Ai's detention on April 3 prompted a global campaign for his release, and he became a fresh symbol of China's dissidents. An outspoken critic of China's human rights record, he went missing after he was detained by police at Beijing airport. His family and human rights activists believe his detention was retaliation for his social and political activism.
Officials claimed, when pressed, that he was detained on suspicion of economic crimes, but police did not notify, or apparently permit him to notify, his family of his arrest.
"His detention was political and his release is political," Nicholas Bequelin, Asia researcher for Human Rights Watch, told the Guardian. "It is the result of a huge domestic and international outcry that forced the government to this resolution … I think Beijing realized how damaging it was to hold China's most famous artist in detention."

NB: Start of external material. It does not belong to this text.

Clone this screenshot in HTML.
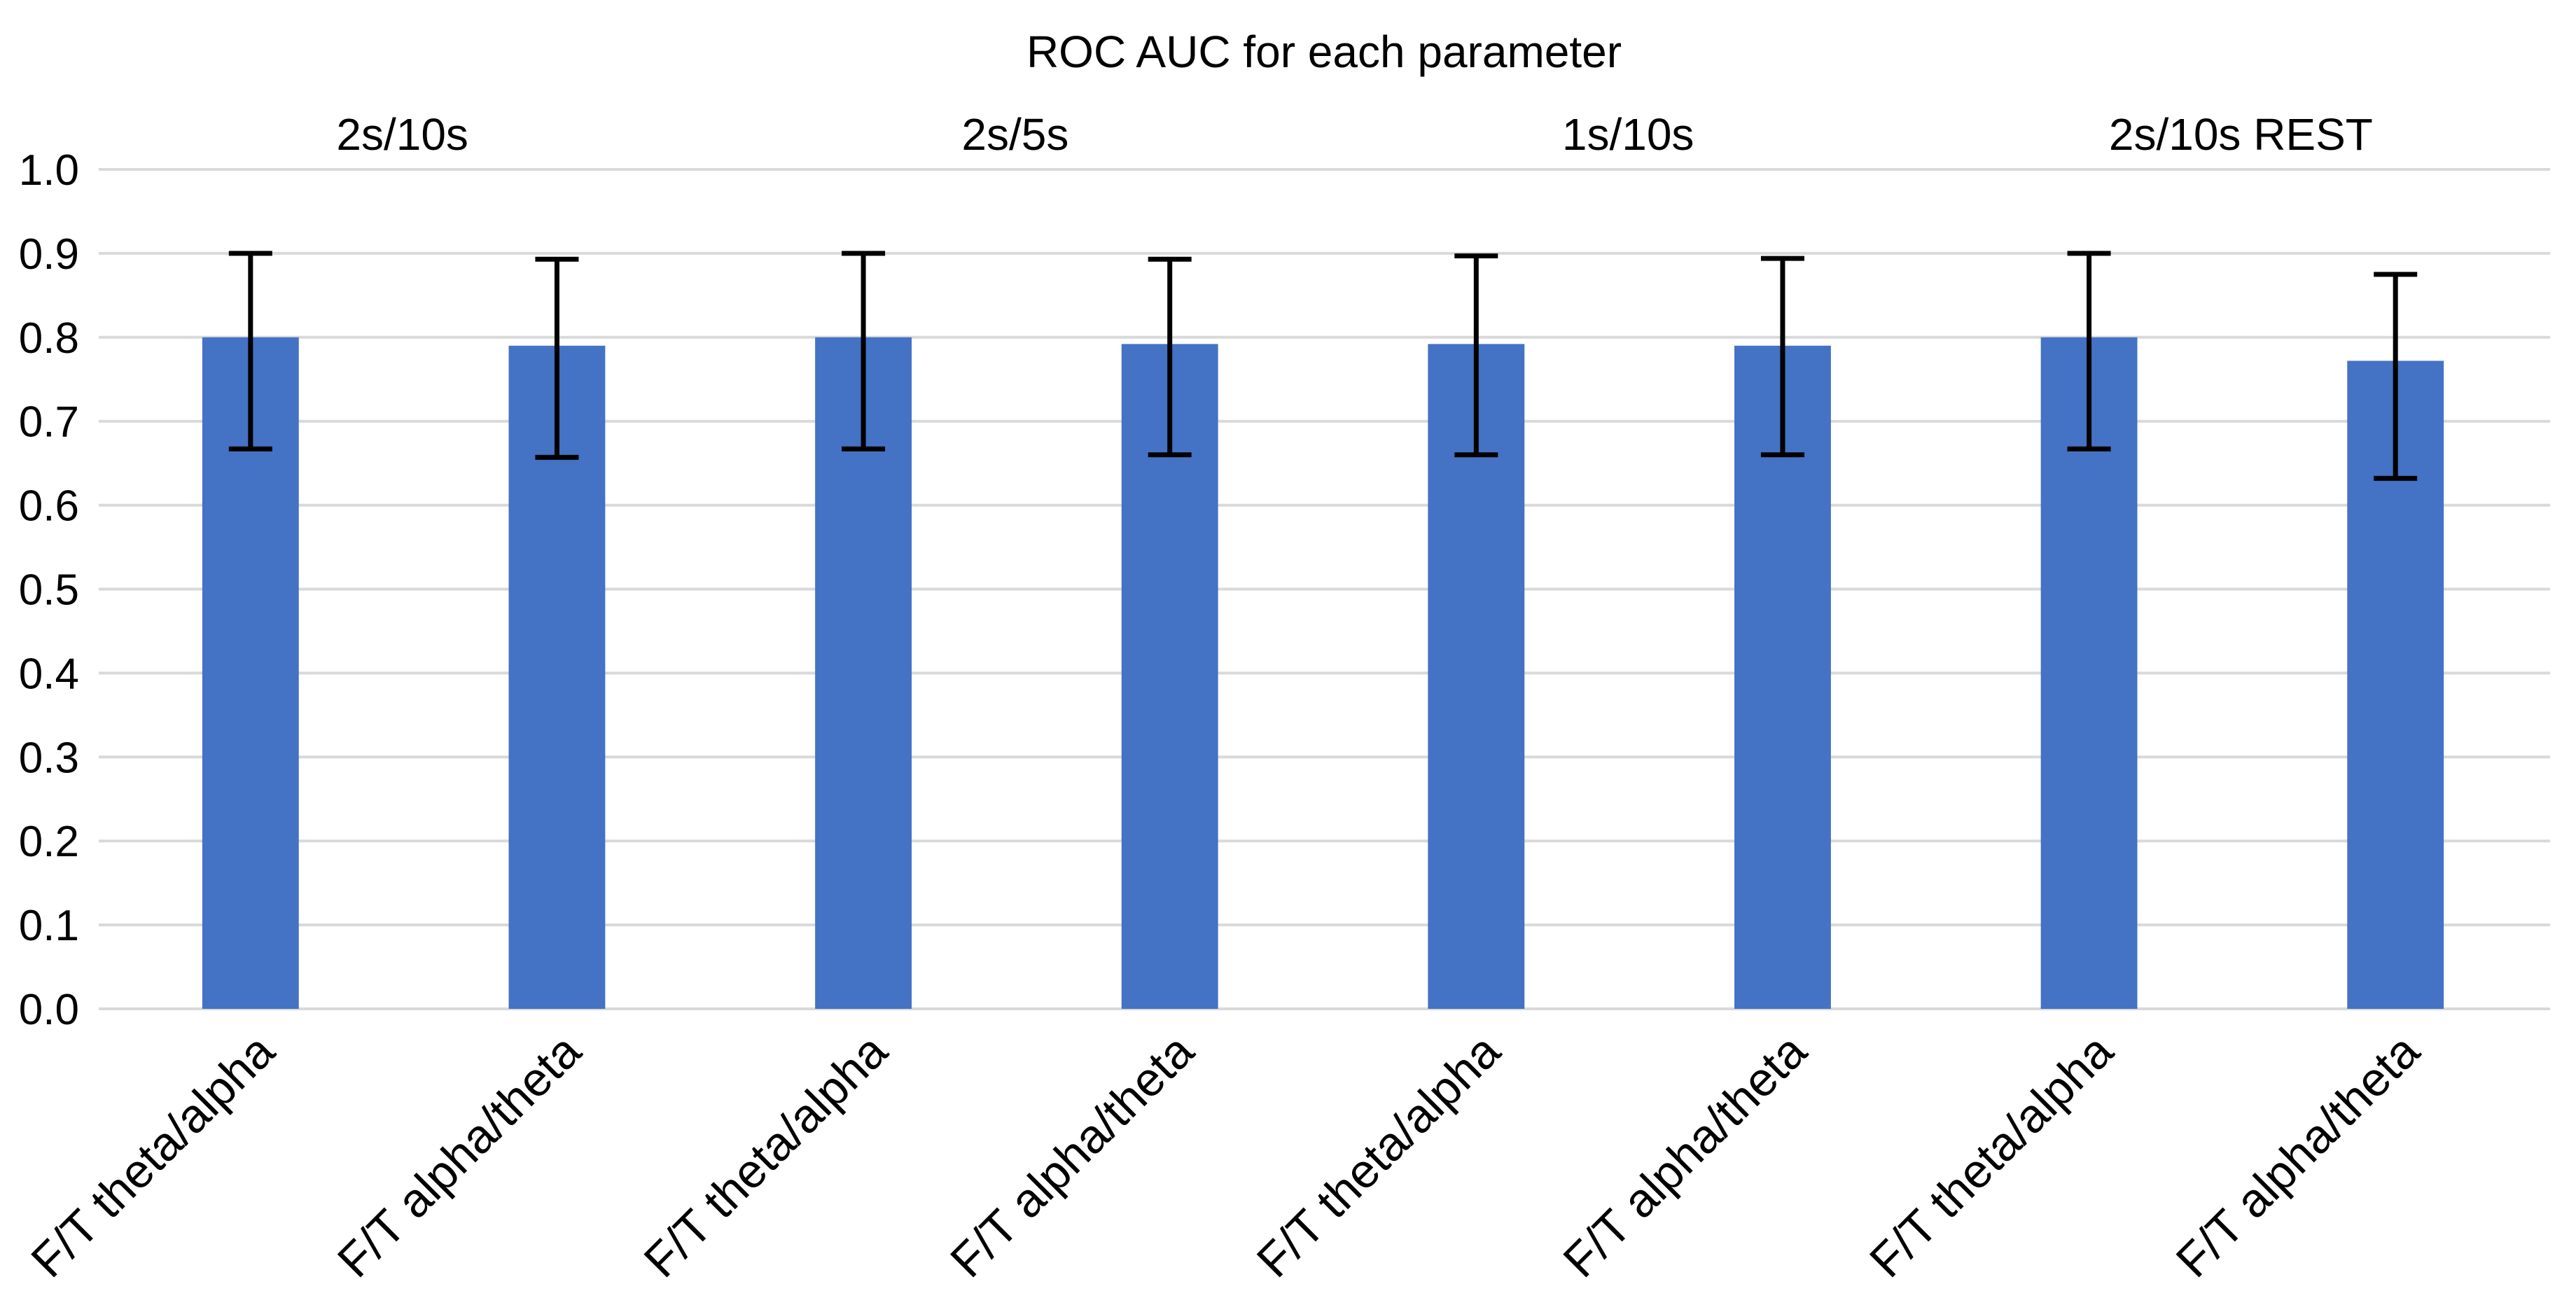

As staff writer Peter Ford reported for The Christian Science Monitor in April, Ai, who famously helped design Beijing's Olympic 'Bird's Nest' stadium, was among more than 100 activists in China to have disappeared, been detained, or confined to their homes in a wave of repression signaling deep anxiety over Arab revolts and the power of the Internet.
“They are afraid of what has happened in North Africa,” Pu Zhiqiang, a prominent human rights lawyer told the Monitor in April. “A revolution in China is very unlikely, but the government is used to thinking of worst-case scenarios.”